Prior to this third down play in last week’s game against the Colts, Carson Wentz makes some sort of hand signal to his receivers.
The Colts then run a pick play on the right hand side of the formation. Zach Paschal runs from the slot and obstructs Bryce Hall, which leads to Michael Pittman getting open.
This is a perfect play against man coverage.
This leads to the question of how Wentz got the Colts into that perfect call.
It might have had something to do with the alignment of CJ Mosley. Prior to the snap Mosley is in the B gap (the area between the tackle and the guard).
I’ll say in advance that this is an oversimplification so don’t take any of this to the extreme. That said, pass protection in the NFL comes down to some basic math. You might expect four defensive linemen on a play. There are five offensive linemen. That means each offensive lineman is assigned a defensive lineman to block. This leaves one offensive lineman who needs to find somebody to block.
What determines the protection scheme is that the offense needs to determine the most likely blitzer of the players who aren’t defensive linemen. That player is assigned to the fifth offensive lineman. In this case the Colts anticipate Mosley coming. The right guard clearly is setting to block him while the other four offensive linemen take the defensive linemen.
If the defense is blitzing, it’s a good bet they are going to be in man coverage, and the play the Colts ran is going to work well.
Many of the tendencies teams study on film are situational. You want to figure out what an opponent likes to do in a given circumstance.
Heading into the Colts game, the Jets had blitzed Mosley from the B gap 2.5 times per game. Over 70% of the time Mosley aligned there on third down he was coming to rush the passer.
It’s possible film study paid off, and his alignment gave away the defense’s call.
Later in the game on another third down the Jets again align Mosley in the B gap.
The Jets bring a big blitz, but the Colts leave extra blockers in to help. They were expecting the blitz
Pascal gets open. He stumbles a bit which leads to the incompletion, but the extra protection almost helped the Colts hit a deep pass.
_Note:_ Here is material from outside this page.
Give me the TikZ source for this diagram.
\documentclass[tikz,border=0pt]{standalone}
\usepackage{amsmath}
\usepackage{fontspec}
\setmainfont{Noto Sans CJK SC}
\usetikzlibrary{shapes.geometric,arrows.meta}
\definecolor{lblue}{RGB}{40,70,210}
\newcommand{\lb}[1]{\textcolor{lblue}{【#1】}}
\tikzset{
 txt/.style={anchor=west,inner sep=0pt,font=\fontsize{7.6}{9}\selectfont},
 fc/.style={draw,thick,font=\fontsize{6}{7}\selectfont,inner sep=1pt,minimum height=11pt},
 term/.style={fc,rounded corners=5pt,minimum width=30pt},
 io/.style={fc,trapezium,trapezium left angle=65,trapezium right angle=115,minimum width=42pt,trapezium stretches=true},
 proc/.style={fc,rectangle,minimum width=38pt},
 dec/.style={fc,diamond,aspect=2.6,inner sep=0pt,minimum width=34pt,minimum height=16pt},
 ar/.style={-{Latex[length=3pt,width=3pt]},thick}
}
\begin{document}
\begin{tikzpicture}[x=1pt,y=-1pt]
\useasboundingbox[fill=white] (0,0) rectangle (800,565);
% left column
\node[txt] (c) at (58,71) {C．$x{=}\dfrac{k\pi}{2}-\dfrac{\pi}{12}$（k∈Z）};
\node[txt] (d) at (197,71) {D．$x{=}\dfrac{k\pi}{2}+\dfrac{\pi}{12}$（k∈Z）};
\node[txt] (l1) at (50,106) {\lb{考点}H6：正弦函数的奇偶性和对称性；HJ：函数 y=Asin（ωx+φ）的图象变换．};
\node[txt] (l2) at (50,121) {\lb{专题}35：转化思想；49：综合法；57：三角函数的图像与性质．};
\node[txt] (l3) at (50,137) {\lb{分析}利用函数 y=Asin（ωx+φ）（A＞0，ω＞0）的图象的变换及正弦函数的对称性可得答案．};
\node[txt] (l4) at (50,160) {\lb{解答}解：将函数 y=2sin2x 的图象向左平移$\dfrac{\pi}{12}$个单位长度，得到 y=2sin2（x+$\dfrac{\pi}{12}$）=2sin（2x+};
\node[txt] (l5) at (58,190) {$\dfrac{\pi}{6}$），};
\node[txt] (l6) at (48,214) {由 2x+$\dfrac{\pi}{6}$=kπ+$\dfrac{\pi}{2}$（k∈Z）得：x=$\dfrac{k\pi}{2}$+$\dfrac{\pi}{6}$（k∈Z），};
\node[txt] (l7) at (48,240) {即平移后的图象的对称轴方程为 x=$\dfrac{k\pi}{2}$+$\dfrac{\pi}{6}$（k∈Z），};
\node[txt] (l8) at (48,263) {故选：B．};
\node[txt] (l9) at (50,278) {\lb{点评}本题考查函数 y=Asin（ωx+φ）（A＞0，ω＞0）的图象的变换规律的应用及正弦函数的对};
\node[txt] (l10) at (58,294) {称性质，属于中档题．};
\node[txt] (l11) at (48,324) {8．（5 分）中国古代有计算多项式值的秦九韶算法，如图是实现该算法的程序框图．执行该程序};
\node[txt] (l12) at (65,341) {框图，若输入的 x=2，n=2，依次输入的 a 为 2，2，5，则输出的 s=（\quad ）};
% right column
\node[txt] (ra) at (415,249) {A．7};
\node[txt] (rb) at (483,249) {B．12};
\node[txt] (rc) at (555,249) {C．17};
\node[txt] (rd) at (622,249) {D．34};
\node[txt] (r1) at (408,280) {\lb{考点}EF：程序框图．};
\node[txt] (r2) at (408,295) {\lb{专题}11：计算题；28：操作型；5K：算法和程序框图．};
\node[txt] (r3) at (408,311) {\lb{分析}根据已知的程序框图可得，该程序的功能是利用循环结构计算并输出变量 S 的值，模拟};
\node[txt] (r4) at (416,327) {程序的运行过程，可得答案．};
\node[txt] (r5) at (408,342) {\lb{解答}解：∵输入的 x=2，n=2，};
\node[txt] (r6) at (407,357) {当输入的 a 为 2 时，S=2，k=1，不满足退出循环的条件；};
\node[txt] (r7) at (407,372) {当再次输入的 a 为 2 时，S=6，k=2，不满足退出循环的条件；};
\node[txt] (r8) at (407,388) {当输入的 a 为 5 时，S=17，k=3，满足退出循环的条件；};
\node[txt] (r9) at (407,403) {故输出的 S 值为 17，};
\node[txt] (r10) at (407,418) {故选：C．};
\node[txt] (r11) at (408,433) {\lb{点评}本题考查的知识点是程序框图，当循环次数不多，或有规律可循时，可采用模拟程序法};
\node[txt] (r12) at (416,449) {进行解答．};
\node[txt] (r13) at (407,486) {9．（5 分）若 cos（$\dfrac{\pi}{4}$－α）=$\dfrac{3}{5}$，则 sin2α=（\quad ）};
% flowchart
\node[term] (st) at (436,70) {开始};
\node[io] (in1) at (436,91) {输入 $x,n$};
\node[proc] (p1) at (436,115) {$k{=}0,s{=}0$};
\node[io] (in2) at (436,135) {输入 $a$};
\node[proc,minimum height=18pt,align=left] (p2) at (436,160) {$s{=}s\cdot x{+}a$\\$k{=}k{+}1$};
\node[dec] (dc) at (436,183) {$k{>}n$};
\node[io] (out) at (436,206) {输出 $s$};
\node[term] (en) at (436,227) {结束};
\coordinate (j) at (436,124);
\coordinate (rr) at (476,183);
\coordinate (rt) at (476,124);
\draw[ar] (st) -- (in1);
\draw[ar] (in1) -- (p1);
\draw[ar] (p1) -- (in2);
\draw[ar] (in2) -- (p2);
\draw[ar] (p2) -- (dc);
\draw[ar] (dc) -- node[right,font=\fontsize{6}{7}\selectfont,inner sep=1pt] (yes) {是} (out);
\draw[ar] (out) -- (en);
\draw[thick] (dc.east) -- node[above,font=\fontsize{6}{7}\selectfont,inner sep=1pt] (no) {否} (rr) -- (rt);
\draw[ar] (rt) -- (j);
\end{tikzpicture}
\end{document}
Now let’s look at one final third down play.
Again Mosley is in the B gap.
At the snap the Colts are sliding the protection to the left, which is the side of the formation Mosley lined up, but he drops into coverage.
The Jets actually send a blitz from the other side, which the Colts initially have enough blockers to pick up.
Things start going wrong for the Colts when John Franklin-Myers begins to loop around.
If the protection had been sliding away from Mosley anticipating he would not blitz, the center might have been in position to pick up JFM.
Instead Franklin-Myers is able to get a hit on Wentz and force an errant throw.
The Jets are in a difficult spot on defense. We have spoken in the past about the injury to Carl Lawson perhaps necessitating more third down blitzes. There are benefits to blitzing even if the extra rusher himself doesn’t get to the quarterback.
Still self-scouting and understanding your own tendencies are important. Like most second and third level defenders, Mosley doesn’t have much in the way of pass rushing skills. His only sack of the season to date came on a play where he read the action in front of him, not on one where he was designated as a blitzer in the play call. The only situations where he is likely to generate pressure are in coverage sack situations or when he is schemed as a free rusher.
In a situation like this where a tendency might be giving a play away, it might be a good idea to start breaking the tendency like we saw in the last play. Make it work in the your favor. If the other team uses Mosley in the B gap on third down as an indicator a blitz is coming, surprise them and do the opposite of what they are expecting.
And when you blitz Mosley on third down, maybe have him do it lined up in a different gap.